Personally, I would lean more on Trek 09, as I feel it is a bit more relevant to contemporary society, and not a deliberate riff on fascist regimes that drown out the leadership themes. I'm a big fan of the Starship Troopers book, which actually helps me enjoy Trek 09 more. But, Starship Troopers was too over the top, in my opinion, to be effective.

But, I can see why the pacing would be off putting. But, I have been going back over the 09 film and analyzing it since it came out on DVD. I find Kirk's arc to be very much relevant to modern society, and find it applicable when talking about psychology.

I like Kill Bill too, and I love Mad Max and other bang bang action films. But if you put out a movie like that and slap the name 'Star Trek' on it, the name doesn't mean anything. You might as well make Star Wars VIII a documentary about knitting. Not that there's anything wrong with documentaries about knitting, they just aren't Star Wars.
 
Well, since no one at any time has done anything like that with a movie titled "Star Trek," it's not really an issue.

The main difference between Star Trek 2009 and many previous Trek film is just that it's a really good movie, and one that people who like really good movies can enjoy whether or not they give two craps about where on the ship the transporter room is.
 
"The Cage" sold TOS as a concept, but not as a series. WNMHGB did sell it as a series and it was a very strong pilot followed by a season that was not only TOS' best but arguably the best and strongest season overall in the entire franchise.

"Taking awhile to get its legs" simply doesn't apply to TOS. In terms of storytelling it was solid and competent from the get-go.

You really can't include TOS in the conversations referring to the spin-offs. By the standards the spin-offs are held to TOS was a failure.
None of the spin-offs launched a franchise.

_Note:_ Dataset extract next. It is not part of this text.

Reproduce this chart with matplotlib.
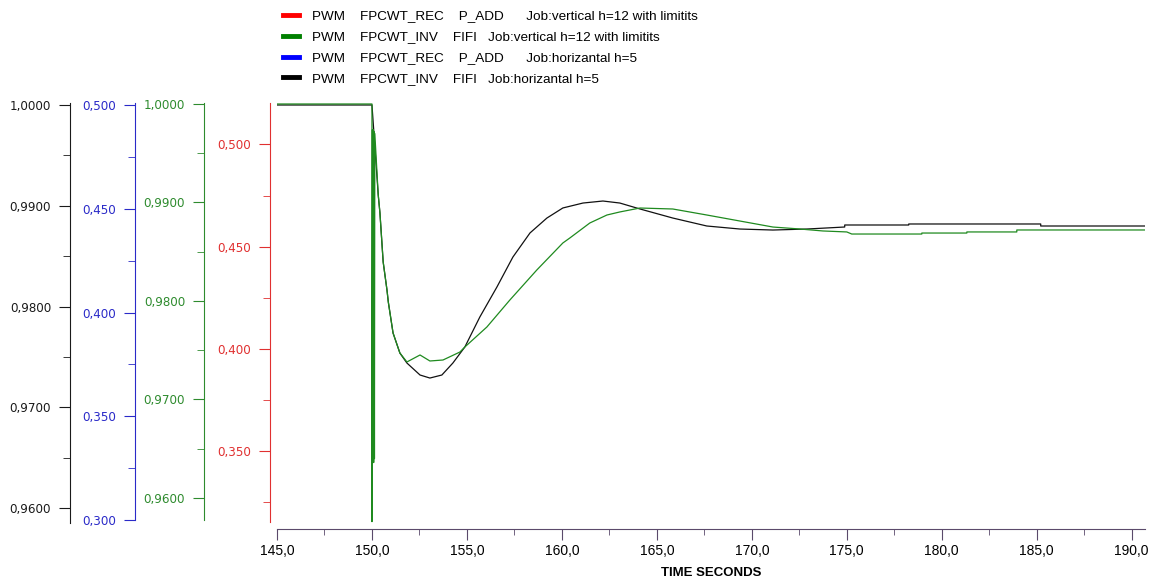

And barely a year after NBC cancelled the show they tried (and tried repeatedly) to get it back until Paramount condescended to an animated production.

And, yes, you can include TOS. The assertion that had been made was that all Trek series took awhile to get their legs. And that assertion is false.

One can argue that TNG spawned all the rest, not TOS. Had TNG tanked, we wouldn't have DS9, VOY & ENT - regardless of the TOS movies. TNG's numbers were not just good, they were legendary.

Your last statement doesn't make any sense... TOS was almost cancelled how many times?